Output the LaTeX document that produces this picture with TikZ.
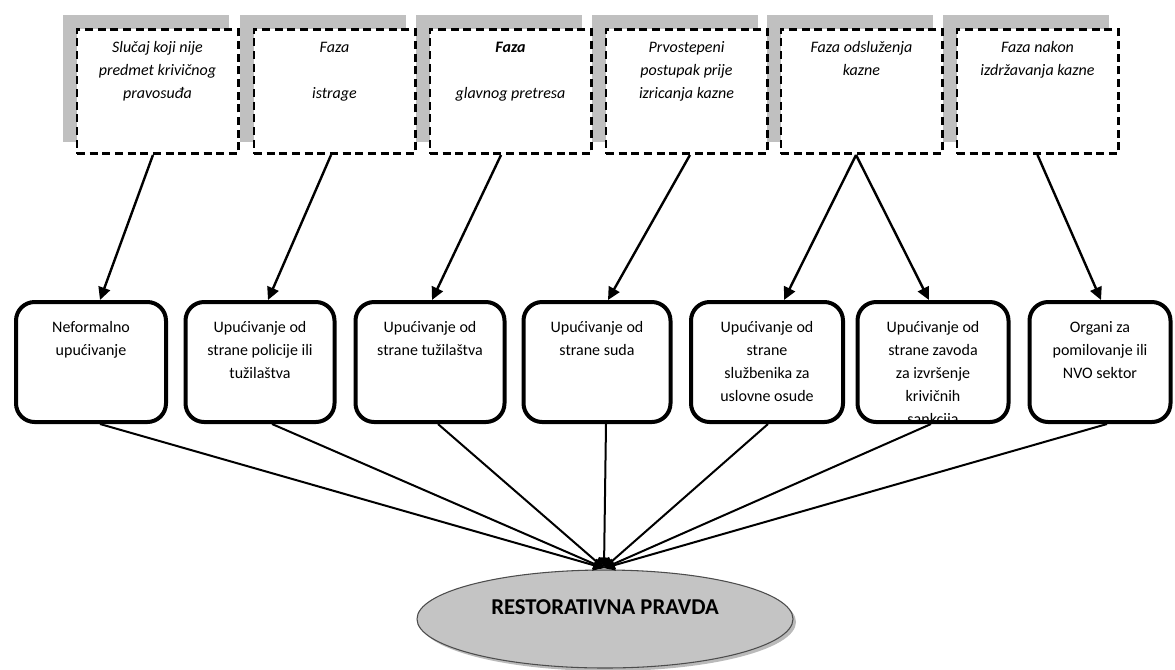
\documentclass[tikz,border=0pt]{standalone}
\usepackage{fontspec}
\setmainfont{Carlito}
\usetikzlibrary{arrows.meta,calc,shapes.geometric}
\definecolor{shadowgray}{HTML}{C0C0C0}
\definecolor{ellgray}{HTML}{C4C4C4}
\begin{document}
\begin{tikzpicture}[x=0.75pt,y=-0.75pt,
  shadowbox/.style={fill=shadowgray,draw=none,minimum width=124.5pt,minimum height=95.25pt,inner sep=0pt},
  topbox/.style={draw=black,line width=2pt,dash pattern=on 6pt off 3.5pt,fill=white,minimum width=121pt,minimum height=93.2pt,inner sep=0pt},
  toptext/.style={font=\fontsize{12}{17.25}\selectfont\itshape,align=center,inner sep=0pt,anchor=north},
  midbox/.style={draw=black,line width=3pt,rounded corners=14pt,minimum height=90pt,inner sep=0pt},
  midtext/.style={font=\fontsize{12}{17.25}\selectfont,align=center,inner sep=0pt,anchor=north},
  arr/.style={-{Triangle[length=9.5pt,width=9pt]},line width=1.8pt},
  conn/.style={-{Triangle[length=8pt,width=8pt]},line width=1.5pt},
]
\useasboundingbox (0,0) rectangle (1175,669);

% shadows of top boxes
\node[shadowbox] (s1) at (145.5,78.5) {};
\node[shadowbox] (s2) at (322.5,78.5) {};
\node[shadowbox] (s3) at (498.5,78.5) {};
\node[shadowbox] (s4) at (674.5,78.5) {};
\node[shadowbox] (s5) at (849.5,78.5) {};
\node[shadowbox] (s6) at (1025.5,78.5) {};

% top dashed boxes
\node[topbox] (t1) at (157.5,91.5) {};
\node[topbox] (t2) at (334.5,91.5) {};
\node[topbox] (t3) at (510.5,91.5) {};
\node[topbox] (t4) at (686.5,91.5) {};
\node[topbox] (t5) at (861.5,91.5) {};
\node[topbox] (t6) at (1037.5,91.5) {};

\node[toptext] (t1t) at ([yshift=-6pt]t1.north) {\strut Slučaj koji nije\\predmet krivičnog\\pravosuđa};
\node[toptext] (t2t) at ([yshift=-6pt]t2.north) {\strut Faza\\[17.25pt]istrage};
\node[toptext] (t3t) at ([yshift=-6pt]t3.north) {\strut\textbf{Faza}\\[17.25pt]glavnog pretresa};
\node[toptext] (t4t) at ([yshift=-6pt]t4.north) {\strut Prvostepeni\\postupak prije\\izricanja kazne};
\node[toptext] (t5t) at ([yshift=-6pt]t5.north) {\strut Faza odsluženja\\kazne};
\node[toptext] (t6t) at ([yshift=-6pt]t6.north) {\strut Faza nakon\\izdržavanja kazne};

% middle boxes
\node[midbox,minimum width=112.5pt] (m1) at (91,362) {};
\node[midbox,minimum width=111.75pt] (m2) at (260,362) {};
\node[midbox,minimum width=111.75pt] (m3) at (430,362) {};
\node[midbox,minimum width=110.25pt] (m4) at (597,362) {};
\node[midbox,minimum width=114pt] (m5) at (767,362) {};
\node[midbox,minimum width=113.25pt] (m6) at (933,362) {};
\node[midbox,minimum width=105.75pt] (m7) at (1100,362) {};

\node[midtext] (m1t) at ([yshift=-12pt]m1.north) {\strut Neformalno\\upućivanje};
\node[midtext] (m2t) at ([yshift=-12pt]m2.north) {\strut Upućivanje od\\strane policije ili\\tužilaštva};
\node[midtext] (m3t) at ([yshift=-12pt]m3.north) {\strut Upućivanje od\\strane tužilaštva};
\node[midtext] (m4t) at ([yshift=-12pt]m4.north) {\strut Upućivanje od\\strane suda};
\node[midtext] (m5t) at ([yshift=-12pt]m5.north) {\strut Upućivanje od\\strane\\službenika za\\uslovne osude};
\begin{scope}
  \clip ($(m6.south west)+(3,-3)$) rectangle ($(m6.north east)+(-3,3)$);
  \node[midtext] (m6t) at ([yshift=-12pt]m6.north) {\strut Upućivanje od\\strane zavoda\\za izvršenje\\krivičnih\\sankcija};
\end{scope}
\node[midtext] (m7t) at ([yshift=-12pt]m7.north) {\strut Organi za\\pomilovanje ili\\NVO sektor};

% ellipse
\node[ellipse,fill=black!45,draw=none,minimum width=282pt,minimum height=73.5pt,inner sep=0pt,opacity=0.6] (rpsh) at (608,622) {};
\node[ellipse,fill=ellgray,draw=black!70,line width=0.8pt,minimum width=282pt,minimum height=73.5pt,inner sep=0pt] (rp) at (605,619) {};
\node[font=\fontsize{17}{20}\selectfont\bfseries,inner sep=0pt] (rpt) at ($(rp.center)+(0,-12)$) {RESTORATIVNA PRAVDA};

% arrows top -> middle
\draw[arr] ([xshift=-3.4pt]t1.south) -- ([xshift=6.75pt]m1.north);
\draw[arr] ([xshift=-2.6pt]t2.south) -- ([xshift=6pt]m2.north);
\draw[arr] ([xshift=-7.1pt]t3.south) -- ([xshift=1.5pt]m3.north);
\draw[arr] ([xshift=2.6pt]t4.south) -- ([xshift=8.25pt]m4.north);
\draw[arr] ([xshift=-4.1pt]t5.south) -- ([xshift=12.75pt]m5.north);
\draw[arr] ([xshift=-4.1pt]t5.south) -- ([xshift=-3pt]m6.north);
\draw[arr] (t6.south) -- ([xshift=0.75pt]m7.north);

% connectors middle -> ellipse
\coordinate (conv) at ([xshift=-0.75pt,yshift=1pt]rp.north);
\draw[conn] ([xshift=6.75pt]m1.south) -- (conv);
\draw[conn] ([xshift=9pt]m2.south) -- (conv);
\draw[conn] ([xshift=6pt]m3.south) -- (conv);
\draw[conn] ([xshift=6.75pt]m4.south) -- (conv);
\draw[conn] ([xshift=0.75pt]m5.south) -- (conv);
\draw[conn] ([xshift=-1.5pt]m6.south) -- (conv);
\draw[conn] ([xshift=5.25pt]m7.south) -- (conv);
\end{tikzpicture}
\end{document}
──────
Exactly as written, please give again the lines from the beginning of the listing through the line containing "(t6) at (1037.5,91.5)", inclusive, without any pictures.

**Solved problem:**
Output the LaTeX document that produces this picture with TikZ.
\documentclass[tikz,border=0pt]{standalone}
\usepackage{fontspec}
\setmainfont{Carlito}
\usetikzlibrary{arrows.meta,calc,shapes.geometric}
\definecolor{shadowgray}{HTML}{C0C0C0}
\definecolor{ellgray}{HTML}{C4C4C4}
\begin{document}
\begin{tikzpicture}[x=0.75pt,y=-0.75pt,
  shadowbox/.style={fill=shadowgray,draw=none,minimum width=124.5pt,minimum height=95.25pt,inner sep=0pt},
  topbox/.style={draw=black,line width=2pt,dash pattern=on 6pt off 3.5pt,fill=white,minimum width=121pt,minimum height=93.2pt,inner sep=0pt},
  toptext/.style={font=\fontsize{12}{17.25}\selectfont\itshape,align=center,inner sep=0pt,anchor=north},
  midbox/.style={draw=black,line width=3pt,rounded corners=14pt,minimum height=90pt,inner sep=0pt},
  midtext/.style={font=\fontsize{12}{17.25}\selectfont,align=center,inner sep=0pt,anchor=north},
  arr/.style={-{Triangle[length=9.5pt,width=9pt]},line width=1.8pt},
  conn/.style={-{Triangle[length=8pt,width=8pt]},line width=1.5pt},
]
\useasboundingbox (0,0) rectangle (1175,669);

% shadows of top boxes
\node[shadowbox] (s1) at (145.5,78.5) {};
\node[shadowbox] (s2) at (322.5,78.5) {};
\node[shadowbox] (s3) at (498.5,78.5) {};
\node[shadowbox] (s4) at (674.5,78.5) {};
\node[shadowbox] (s5) at (849.5,78.5) {};
\node[shadowbox] (s6) at (1025.5,78.5) {};

% top dashed boxes
\node[topbox] (t1) at (157.5,91.5) {};
\node[topbox] (t2) at (334.5,91.5) {};
\node[topbox] (t3) at (510.5,91.5) {};
\node[topbox] (t4) at (686.5,91.5) {};
\node[topbox] (t5) at (861.5,91.5) {};
\node[topbox] (t6) at (1037.5,91.5) {};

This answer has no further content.